PROBLEM TO SOLVE: Everything from the opening line of the records below through the line with "(80.0,31.3) -- cycle;" must be duplicated exactly, pictures left out.

THE DATA:
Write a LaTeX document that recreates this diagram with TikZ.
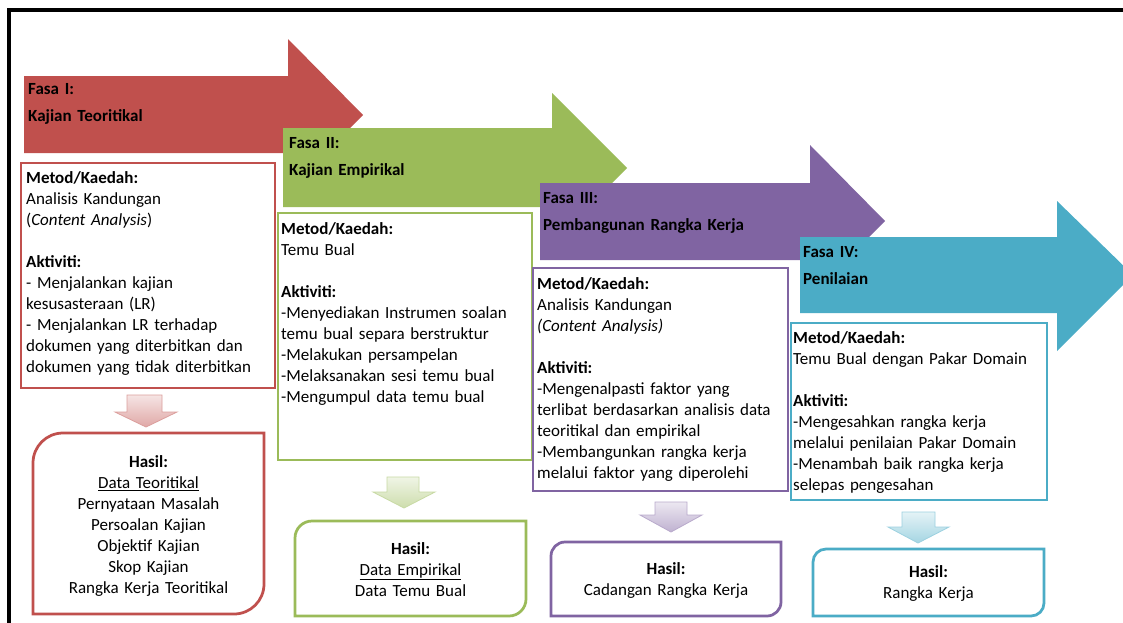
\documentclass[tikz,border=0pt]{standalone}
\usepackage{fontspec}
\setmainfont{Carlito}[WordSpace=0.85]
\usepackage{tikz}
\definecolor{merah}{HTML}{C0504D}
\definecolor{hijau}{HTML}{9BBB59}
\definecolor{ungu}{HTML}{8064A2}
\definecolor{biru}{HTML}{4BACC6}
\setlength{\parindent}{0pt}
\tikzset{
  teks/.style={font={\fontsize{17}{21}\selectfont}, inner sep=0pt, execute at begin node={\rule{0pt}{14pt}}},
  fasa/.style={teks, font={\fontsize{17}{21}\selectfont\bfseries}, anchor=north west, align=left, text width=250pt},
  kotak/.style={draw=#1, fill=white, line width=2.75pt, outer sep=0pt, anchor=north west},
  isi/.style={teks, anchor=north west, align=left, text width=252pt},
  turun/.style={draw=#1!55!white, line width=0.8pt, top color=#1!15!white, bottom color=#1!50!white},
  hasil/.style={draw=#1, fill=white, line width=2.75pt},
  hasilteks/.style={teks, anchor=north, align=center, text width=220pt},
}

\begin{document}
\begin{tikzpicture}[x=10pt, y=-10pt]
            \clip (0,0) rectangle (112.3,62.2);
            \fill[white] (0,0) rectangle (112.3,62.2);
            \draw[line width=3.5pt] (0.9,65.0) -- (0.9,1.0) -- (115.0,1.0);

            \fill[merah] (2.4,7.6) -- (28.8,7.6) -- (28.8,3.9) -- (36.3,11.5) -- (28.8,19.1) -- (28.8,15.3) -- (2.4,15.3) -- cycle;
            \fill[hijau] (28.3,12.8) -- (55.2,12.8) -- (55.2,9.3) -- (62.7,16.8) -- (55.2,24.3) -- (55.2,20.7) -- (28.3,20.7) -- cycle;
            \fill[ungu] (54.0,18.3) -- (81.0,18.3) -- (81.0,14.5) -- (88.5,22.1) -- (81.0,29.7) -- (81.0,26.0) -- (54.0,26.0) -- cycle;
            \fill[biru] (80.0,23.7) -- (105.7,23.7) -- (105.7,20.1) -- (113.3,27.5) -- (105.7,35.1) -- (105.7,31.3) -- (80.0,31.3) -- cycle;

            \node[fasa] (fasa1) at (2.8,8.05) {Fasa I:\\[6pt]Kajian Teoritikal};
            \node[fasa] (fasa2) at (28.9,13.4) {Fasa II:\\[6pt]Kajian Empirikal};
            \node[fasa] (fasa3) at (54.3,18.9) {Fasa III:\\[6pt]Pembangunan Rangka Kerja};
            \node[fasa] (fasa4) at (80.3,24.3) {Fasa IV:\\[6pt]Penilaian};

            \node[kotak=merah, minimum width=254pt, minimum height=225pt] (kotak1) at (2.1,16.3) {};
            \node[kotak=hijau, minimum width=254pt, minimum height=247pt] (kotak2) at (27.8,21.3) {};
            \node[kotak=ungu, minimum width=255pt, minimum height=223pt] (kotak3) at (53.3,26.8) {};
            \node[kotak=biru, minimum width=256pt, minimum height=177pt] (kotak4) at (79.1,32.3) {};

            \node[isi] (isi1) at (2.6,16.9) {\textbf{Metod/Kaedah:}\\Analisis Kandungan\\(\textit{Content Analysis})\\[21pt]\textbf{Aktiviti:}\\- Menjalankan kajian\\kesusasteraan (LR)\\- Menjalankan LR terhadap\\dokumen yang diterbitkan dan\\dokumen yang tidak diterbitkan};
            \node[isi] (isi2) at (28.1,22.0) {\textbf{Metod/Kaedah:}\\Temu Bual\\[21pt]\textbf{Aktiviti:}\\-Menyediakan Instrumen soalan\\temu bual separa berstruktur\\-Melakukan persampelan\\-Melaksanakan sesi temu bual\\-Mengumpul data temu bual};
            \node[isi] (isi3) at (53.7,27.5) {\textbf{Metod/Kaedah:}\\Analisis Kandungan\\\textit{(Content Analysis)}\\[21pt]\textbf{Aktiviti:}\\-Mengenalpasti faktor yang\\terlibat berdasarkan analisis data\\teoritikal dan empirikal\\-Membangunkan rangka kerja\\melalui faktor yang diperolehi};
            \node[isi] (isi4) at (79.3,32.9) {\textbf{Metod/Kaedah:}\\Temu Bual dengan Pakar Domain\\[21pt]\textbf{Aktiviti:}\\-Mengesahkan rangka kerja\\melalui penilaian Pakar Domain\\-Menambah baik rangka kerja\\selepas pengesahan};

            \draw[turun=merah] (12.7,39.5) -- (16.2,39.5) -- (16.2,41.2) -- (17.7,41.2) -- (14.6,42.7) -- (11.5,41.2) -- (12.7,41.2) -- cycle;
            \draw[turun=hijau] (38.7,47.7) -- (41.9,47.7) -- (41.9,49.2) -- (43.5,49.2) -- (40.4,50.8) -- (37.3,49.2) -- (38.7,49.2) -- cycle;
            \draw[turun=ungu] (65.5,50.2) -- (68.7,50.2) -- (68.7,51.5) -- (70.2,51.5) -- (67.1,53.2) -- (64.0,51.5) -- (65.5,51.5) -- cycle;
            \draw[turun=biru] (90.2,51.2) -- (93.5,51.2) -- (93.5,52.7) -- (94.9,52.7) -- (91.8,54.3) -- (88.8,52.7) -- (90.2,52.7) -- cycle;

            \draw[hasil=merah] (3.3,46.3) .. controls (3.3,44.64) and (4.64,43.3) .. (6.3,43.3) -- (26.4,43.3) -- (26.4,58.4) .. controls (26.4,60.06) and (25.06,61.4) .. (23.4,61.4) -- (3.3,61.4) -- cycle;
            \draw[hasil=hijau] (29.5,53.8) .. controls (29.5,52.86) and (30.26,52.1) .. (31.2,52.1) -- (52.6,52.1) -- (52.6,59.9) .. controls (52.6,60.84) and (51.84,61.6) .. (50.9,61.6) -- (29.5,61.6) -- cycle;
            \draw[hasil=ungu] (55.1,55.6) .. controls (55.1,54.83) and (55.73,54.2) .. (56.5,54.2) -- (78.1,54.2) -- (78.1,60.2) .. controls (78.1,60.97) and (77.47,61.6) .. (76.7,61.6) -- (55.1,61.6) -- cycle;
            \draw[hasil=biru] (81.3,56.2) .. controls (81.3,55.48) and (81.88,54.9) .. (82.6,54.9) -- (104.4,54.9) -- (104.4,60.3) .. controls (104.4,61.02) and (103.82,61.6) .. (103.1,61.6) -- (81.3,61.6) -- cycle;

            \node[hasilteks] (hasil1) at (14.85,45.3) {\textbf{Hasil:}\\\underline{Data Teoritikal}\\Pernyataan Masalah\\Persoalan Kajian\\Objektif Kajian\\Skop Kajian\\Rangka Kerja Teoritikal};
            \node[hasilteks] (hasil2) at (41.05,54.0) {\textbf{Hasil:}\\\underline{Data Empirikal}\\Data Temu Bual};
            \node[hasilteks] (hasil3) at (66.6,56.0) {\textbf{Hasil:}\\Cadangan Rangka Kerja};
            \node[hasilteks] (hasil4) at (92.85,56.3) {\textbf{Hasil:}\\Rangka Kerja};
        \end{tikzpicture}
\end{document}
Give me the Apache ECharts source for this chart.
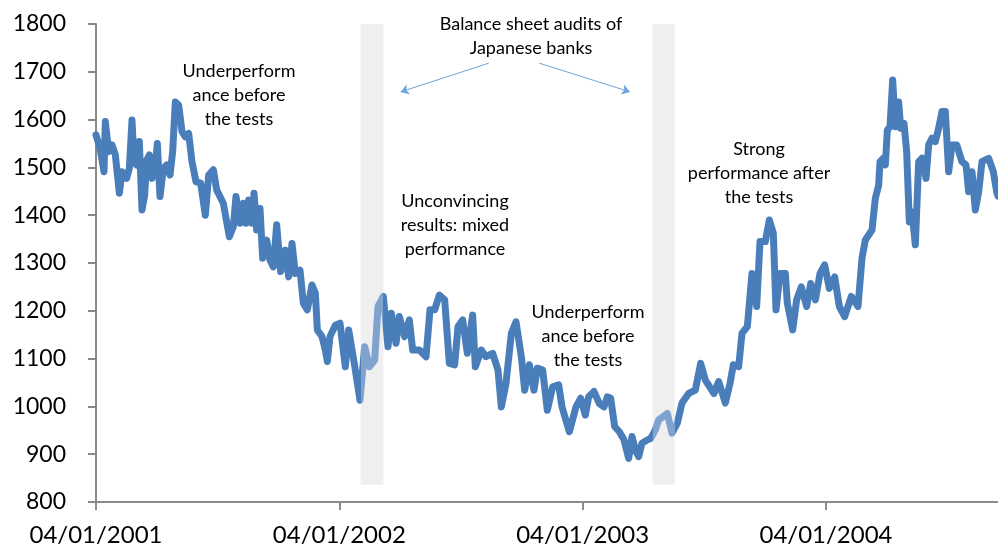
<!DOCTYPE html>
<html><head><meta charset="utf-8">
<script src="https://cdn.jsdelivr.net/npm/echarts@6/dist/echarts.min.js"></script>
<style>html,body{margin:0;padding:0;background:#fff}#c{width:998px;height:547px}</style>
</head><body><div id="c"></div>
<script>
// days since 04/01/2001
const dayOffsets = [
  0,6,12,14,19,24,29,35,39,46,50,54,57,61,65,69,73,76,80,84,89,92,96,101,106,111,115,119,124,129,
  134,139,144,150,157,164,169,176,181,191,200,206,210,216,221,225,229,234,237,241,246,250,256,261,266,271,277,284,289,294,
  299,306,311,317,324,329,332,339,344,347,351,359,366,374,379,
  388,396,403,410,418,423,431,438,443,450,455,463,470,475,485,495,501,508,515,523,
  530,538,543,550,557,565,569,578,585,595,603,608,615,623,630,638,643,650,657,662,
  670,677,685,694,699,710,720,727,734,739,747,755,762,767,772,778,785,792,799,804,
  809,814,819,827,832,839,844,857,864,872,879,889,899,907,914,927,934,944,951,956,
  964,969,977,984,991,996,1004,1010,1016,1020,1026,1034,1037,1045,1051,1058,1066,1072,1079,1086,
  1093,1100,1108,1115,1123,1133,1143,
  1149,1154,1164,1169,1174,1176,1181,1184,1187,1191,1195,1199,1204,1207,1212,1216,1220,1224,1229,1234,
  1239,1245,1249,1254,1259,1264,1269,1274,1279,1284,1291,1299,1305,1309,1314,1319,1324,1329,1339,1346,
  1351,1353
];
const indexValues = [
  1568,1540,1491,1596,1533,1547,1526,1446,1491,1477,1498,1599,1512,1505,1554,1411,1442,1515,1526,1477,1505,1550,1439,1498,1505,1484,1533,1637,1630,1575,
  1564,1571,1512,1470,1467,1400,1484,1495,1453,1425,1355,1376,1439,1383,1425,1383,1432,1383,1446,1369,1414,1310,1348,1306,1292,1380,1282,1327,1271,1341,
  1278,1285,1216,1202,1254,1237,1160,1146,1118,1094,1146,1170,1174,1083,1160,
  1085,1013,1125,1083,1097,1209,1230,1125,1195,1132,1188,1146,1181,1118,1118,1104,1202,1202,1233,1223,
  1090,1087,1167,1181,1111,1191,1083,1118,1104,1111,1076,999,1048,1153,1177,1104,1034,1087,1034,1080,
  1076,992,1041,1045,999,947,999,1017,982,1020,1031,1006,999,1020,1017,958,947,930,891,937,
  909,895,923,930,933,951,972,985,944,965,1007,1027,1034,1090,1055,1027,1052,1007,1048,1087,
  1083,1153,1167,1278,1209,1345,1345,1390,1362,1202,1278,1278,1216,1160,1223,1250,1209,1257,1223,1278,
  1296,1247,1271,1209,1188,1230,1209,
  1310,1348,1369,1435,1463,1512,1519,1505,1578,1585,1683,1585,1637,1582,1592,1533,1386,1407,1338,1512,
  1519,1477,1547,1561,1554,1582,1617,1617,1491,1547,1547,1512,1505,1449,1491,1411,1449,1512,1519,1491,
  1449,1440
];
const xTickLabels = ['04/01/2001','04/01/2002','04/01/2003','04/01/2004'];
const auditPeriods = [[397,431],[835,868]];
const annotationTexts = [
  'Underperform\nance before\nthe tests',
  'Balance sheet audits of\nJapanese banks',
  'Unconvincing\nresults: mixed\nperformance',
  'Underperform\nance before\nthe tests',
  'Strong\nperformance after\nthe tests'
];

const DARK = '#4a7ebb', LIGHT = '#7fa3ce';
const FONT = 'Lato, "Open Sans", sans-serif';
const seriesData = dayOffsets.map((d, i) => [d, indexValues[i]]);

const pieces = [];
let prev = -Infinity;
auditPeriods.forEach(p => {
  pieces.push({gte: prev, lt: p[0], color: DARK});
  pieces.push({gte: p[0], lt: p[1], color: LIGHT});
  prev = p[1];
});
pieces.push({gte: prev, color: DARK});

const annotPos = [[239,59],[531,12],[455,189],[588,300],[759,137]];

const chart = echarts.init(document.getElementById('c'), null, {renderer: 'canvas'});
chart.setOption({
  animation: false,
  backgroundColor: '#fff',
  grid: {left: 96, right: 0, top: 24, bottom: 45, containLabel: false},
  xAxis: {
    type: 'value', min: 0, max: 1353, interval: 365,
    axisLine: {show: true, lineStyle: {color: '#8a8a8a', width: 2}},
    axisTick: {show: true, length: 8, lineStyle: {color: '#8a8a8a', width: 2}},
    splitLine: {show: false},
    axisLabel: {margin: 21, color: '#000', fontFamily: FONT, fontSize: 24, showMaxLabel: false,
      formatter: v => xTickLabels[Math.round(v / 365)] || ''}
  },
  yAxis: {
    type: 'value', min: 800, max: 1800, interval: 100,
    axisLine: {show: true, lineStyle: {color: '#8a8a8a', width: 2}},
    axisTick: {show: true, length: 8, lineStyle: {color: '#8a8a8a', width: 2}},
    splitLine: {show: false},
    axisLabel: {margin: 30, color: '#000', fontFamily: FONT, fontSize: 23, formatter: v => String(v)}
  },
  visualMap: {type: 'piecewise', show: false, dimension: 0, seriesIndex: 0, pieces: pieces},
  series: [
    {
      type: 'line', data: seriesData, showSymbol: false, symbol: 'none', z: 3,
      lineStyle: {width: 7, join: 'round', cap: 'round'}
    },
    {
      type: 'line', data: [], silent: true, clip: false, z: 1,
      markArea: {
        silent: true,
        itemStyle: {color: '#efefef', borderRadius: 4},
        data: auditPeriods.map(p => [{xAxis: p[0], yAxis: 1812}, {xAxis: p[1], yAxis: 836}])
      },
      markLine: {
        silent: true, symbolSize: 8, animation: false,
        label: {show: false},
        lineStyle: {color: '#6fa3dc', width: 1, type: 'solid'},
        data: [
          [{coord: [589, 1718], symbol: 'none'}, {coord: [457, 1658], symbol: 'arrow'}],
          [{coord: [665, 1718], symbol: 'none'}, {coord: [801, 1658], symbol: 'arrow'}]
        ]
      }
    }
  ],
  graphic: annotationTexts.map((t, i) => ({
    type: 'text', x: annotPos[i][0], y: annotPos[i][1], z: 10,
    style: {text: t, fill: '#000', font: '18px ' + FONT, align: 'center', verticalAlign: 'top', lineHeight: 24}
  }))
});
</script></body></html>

FINAL RESULT:
Write a LaTeX document that recreates this diagram with TikZ.
\documentclass[tikz,border=0pt]{standalone}
\usepackage{fontspec}
\setmainfont{Carlito}[WordSpace=0.85]
\usepackage{tikz}
\definecolor{merah}{HTML}{C0504D}
\definecolor{hijau}{HTML}{9BBB59}
\definecolor{ungu}{HTML}{8064A2}
\definecolor{biru}{HTML}{4BACC6}
\setlength{\parindent}{0pt}
\tikzset{
  teks/.style={font={\fontsize{17}{21}\selectfont}, inner sep=0pt, execute at begin node={\rule{0pt}{14pt}}},
  fasa/.style={teks, font={\fontsize{17}{21}\selectfont\bfseries}, anchor=north west, align=left, text width=250pt},
  kotak/.style={draw=#1, fill=white, line width=2.75pt, outer sep=0pt, anchor=north west},
  isi/.style={teks, anchor=north west, align=left, text width=252pt},
  turun/.style={draw=#1!55!white, line width=0.8pt, top color=#1!15!white, bottom color=#1!50!white},
  hasil/.style={draw=#1, fill=white, line width=2.75pt},
  hasilteks/.style={teks, anchor=north, align=center, text width=220pt},
}

\begin{document}
\begin{tikzpicture}[x=10pt, y=-10pt]
            \clip (0,0) rectangle (112.3,62.2);
            \fill[white] (0,0) rectangle (112.3,62.2);
            \draw[line width=3.5pt] (0.9,65.0) -- (0.9,1.0) -- (115.0,1.0);

            \fill[merah] (2.4,7.6) -- (28.8,7.6) -- (28.8,3.9) -- (36.3,11.5) -- (28.8,19.1) -- (28.8,15.3) -- (2.4,15.3) -- cycle;
            \fill[hijau] (28.3,12.8) -- (55.2,12.8) -- (55.2,9.3) -- (62.7,16.8) -- (55.2,24.3) -- (55.2,20.7) -- (28.3,20.7) -- cycle;
            \fill[ungu] (54.0,18.3) -- (81.0,18.3) -- (81.0,14.5) -- (88.5,22.1) -- (81.0,29.7) -- (81.0,26.0) -- (54.0,26.0) -- cycle;
            \fill[biru] (80.0,23.7) -- (105.7,23.7) -- (105.7,20.1) -- (113.3,27.5) -- (105.7,35.1) -- (105.7,31.3) -- (80.0,31.3) -- cycle;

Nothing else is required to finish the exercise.